**What is needed**
Within the material below, transcribe exactly the lines from the one holding "Output the Python" through the one holding "phase_end = [0.28, 0.91, 3.99]", keeping both ends and skipping the rest.
[Start Dataset records]
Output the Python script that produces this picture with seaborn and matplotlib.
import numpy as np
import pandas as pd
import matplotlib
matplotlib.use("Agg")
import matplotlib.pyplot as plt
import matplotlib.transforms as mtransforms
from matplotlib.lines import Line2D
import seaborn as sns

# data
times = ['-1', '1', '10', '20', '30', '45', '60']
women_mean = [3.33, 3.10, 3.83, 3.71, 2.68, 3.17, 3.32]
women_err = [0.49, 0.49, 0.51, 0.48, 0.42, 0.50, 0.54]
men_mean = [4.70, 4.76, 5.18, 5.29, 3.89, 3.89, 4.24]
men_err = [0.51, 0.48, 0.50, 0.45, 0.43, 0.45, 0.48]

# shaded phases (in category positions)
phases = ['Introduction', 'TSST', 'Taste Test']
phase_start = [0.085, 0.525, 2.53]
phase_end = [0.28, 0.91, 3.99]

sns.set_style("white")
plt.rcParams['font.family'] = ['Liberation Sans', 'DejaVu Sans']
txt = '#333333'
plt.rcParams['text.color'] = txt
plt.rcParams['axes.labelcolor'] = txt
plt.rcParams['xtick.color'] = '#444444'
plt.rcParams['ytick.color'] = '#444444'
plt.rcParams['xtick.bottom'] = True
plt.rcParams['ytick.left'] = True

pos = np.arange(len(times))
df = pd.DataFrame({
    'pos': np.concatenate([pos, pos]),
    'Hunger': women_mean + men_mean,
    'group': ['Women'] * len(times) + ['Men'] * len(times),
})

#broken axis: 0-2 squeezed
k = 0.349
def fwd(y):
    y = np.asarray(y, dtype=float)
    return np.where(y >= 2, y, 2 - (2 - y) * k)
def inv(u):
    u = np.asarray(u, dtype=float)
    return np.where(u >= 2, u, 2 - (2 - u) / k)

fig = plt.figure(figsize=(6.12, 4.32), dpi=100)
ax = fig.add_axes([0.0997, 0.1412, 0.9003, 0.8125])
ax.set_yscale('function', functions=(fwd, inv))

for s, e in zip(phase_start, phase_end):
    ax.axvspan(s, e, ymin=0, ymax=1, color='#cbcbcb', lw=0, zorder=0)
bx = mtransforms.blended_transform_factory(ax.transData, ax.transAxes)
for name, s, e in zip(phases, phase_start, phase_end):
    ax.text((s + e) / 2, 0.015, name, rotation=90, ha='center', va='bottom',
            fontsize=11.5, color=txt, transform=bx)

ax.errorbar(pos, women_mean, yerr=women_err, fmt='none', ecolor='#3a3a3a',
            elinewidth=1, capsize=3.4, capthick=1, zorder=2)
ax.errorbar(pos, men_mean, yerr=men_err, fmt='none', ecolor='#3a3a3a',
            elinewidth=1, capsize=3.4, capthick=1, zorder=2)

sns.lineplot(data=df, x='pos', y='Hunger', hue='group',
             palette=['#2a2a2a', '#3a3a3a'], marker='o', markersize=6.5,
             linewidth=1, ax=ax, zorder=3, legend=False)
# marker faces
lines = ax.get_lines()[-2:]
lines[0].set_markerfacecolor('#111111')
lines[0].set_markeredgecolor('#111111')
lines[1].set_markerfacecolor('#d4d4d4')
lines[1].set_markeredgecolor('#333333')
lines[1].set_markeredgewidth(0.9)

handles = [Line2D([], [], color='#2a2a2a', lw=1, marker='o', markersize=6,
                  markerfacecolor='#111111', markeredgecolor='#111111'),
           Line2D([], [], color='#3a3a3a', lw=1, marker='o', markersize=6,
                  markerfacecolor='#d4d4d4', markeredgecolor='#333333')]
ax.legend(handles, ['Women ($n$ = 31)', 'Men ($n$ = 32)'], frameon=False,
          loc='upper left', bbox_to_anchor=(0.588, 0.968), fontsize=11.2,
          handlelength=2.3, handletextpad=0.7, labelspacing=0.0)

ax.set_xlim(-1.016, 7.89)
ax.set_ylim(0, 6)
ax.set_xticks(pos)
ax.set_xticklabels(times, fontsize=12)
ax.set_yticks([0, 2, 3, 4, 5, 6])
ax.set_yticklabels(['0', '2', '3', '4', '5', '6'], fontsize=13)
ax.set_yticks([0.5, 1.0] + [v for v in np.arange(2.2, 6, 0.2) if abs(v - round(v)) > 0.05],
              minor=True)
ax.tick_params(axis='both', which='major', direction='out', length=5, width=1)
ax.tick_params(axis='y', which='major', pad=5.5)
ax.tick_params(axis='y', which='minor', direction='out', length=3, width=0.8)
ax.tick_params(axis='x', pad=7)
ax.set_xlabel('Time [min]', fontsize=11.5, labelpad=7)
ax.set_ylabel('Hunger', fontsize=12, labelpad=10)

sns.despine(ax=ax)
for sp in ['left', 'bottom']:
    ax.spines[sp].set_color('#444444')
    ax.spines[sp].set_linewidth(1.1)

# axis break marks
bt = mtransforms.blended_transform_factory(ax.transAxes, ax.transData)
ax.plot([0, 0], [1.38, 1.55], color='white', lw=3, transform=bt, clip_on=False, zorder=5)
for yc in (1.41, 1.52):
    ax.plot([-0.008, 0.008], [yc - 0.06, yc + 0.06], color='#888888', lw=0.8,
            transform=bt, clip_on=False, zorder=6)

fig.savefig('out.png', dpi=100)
[End Dataset records]
[Start Dataset records]
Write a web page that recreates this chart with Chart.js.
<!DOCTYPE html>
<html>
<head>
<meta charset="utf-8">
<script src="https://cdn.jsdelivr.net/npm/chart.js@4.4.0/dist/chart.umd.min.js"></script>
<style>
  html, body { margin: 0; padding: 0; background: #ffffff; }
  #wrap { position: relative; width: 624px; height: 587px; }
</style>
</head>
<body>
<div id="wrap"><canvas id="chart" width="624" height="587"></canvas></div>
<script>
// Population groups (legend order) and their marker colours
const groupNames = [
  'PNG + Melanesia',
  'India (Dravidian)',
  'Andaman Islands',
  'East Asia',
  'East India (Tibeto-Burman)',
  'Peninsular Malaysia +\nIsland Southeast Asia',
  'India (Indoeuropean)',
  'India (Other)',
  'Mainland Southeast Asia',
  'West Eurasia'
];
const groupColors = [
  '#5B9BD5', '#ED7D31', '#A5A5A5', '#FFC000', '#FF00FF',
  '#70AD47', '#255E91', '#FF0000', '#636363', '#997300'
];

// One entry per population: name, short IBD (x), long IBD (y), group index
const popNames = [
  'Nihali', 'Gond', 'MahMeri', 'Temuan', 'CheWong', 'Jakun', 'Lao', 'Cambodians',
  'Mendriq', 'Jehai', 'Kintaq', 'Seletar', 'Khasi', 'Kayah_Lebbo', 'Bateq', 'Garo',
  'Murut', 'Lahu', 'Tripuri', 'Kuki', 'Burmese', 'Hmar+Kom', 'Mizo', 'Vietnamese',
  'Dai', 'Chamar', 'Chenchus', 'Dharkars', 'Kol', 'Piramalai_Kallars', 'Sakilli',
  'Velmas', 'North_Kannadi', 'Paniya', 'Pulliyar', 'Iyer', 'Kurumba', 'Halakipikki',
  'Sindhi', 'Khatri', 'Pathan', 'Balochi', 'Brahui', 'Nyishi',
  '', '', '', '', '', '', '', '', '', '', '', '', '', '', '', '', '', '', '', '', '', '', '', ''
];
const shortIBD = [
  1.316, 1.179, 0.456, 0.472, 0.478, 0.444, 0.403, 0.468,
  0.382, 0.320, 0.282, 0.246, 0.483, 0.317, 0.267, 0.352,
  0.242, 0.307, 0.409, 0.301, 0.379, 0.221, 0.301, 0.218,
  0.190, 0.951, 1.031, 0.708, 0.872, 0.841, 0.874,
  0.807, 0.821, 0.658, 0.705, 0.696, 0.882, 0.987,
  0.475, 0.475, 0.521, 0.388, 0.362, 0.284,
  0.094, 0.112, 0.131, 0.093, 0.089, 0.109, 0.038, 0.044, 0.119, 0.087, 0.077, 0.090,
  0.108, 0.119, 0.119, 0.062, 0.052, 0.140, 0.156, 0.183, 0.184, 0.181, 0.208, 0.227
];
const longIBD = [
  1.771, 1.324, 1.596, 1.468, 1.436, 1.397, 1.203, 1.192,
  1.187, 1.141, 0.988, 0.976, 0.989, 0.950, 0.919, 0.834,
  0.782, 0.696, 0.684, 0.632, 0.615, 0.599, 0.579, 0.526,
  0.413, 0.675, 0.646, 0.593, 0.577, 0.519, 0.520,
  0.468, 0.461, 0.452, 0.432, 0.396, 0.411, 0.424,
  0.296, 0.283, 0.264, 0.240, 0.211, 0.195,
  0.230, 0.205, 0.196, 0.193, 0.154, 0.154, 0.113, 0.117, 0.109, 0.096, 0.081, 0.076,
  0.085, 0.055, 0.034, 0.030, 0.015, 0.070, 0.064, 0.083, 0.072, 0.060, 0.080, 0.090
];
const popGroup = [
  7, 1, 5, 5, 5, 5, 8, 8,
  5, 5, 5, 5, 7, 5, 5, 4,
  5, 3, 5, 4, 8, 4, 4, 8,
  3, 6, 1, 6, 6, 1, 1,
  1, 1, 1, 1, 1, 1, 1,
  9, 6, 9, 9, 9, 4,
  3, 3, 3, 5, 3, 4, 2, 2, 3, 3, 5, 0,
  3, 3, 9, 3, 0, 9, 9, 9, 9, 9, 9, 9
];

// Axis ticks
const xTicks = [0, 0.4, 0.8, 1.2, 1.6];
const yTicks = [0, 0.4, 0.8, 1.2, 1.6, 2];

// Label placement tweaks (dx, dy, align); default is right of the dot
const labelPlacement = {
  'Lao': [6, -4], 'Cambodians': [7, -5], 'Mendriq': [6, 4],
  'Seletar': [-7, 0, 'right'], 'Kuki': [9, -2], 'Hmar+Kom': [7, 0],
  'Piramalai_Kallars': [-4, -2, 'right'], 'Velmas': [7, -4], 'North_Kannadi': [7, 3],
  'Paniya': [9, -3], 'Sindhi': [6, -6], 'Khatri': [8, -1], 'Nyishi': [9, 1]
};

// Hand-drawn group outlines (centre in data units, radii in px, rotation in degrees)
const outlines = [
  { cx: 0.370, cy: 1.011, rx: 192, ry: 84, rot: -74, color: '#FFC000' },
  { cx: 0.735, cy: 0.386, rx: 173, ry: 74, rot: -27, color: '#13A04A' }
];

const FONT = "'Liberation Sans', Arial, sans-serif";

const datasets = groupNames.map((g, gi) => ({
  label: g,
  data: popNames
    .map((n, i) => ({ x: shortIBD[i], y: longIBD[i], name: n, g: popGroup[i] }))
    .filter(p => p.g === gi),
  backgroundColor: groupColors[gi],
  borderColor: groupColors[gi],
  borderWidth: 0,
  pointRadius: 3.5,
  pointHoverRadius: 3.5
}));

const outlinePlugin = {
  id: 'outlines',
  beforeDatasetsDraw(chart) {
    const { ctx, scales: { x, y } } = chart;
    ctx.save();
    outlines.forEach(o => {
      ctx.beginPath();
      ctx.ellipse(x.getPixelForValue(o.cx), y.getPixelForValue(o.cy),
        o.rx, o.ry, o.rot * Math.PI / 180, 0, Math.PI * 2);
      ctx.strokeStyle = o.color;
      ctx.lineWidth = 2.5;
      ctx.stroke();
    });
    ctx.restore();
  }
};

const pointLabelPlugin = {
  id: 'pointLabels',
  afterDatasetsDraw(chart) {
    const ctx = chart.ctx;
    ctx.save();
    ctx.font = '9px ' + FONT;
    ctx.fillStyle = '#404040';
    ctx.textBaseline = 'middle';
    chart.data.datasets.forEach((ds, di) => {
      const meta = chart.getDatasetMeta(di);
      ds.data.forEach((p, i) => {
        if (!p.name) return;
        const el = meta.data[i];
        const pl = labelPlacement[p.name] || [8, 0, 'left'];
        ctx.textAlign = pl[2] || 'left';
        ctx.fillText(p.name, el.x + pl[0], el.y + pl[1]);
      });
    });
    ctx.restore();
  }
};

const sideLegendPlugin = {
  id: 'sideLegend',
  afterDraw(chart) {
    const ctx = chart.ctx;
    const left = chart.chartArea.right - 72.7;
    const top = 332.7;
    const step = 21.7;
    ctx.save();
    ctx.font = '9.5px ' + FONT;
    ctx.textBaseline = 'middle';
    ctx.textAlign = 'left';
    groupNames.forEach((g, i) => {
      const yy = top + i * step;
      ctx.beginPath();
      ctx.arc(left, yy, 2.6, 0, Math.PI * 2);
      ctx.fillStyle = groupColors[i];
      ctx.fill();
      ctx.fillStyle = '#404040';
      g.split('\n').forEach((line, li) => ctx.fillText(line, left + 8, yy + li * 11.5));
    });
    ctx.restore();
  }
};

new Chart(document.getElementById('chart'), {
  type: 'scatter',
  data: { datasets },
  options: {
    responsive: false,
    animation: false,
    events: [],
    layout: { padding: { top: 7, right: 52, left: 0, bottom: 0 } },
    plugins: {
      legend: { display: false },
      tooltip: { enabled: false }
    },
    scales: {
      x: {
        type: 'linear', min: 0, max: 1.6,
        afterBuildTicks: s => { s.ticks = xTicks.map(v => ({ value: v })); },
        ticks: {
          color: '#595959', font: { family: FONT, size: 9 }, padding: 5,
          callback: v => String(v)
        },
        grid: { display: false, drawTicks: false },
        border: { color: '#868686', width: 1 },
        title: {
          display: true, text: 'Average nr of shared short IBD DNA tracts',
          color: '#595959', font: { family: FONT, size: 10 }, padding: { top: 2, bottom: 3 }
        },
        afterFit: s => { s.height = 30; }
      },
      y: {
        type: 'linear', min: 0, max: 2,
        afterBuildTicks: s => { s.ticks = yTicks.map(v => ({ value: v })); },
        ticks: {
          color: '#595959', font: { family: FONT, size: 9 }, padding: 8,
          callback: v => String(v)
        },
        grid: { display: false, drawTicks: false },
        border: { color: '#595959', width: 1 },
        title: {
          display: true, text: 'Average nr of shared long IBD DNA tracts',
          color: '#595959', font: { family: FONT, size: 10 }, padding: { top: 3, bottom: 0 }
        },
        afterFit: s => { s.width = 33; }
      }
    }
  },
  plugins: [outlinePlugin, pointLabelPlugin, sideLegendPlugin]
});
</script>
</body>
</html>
[End Dataset records]
**Output for this task**
Output the Python script that produces this picture with seaborn and matplotlib.
import numpy as np
import pandas as pd
import matplotlib
matplotlib.use("Agg")
import matplotlib.pyplot as plt
import matplotlib.transforms as mtransforms
from matplotlib.lines import Line2D
import seaborn as sns

# data
times = ['-1', '1', '10', '20', '30', '45', '60']
women_mean = [3.33, 3.10, 3.83, 3.71, 2.68, 3.17, 3.32]
women_err = [0.49, 0.49, 0.51, 0.48, 0.42, 0.50, 0.54]
men_mean = [4.70, 4.76, 5.18, 5.29, 3.89, 3.89, 4.24]
men_err = [0.51, 0.48, 0.50, 0.45, 0.43, 0.45, 0.48]

# shaded phases (in category positions)
phases = ['Introduction', 'TSST', 'Taste Test']
phase_start = [0.085, 0.525, 2.53]
phase_end = [0.28, 0.91, 3.99]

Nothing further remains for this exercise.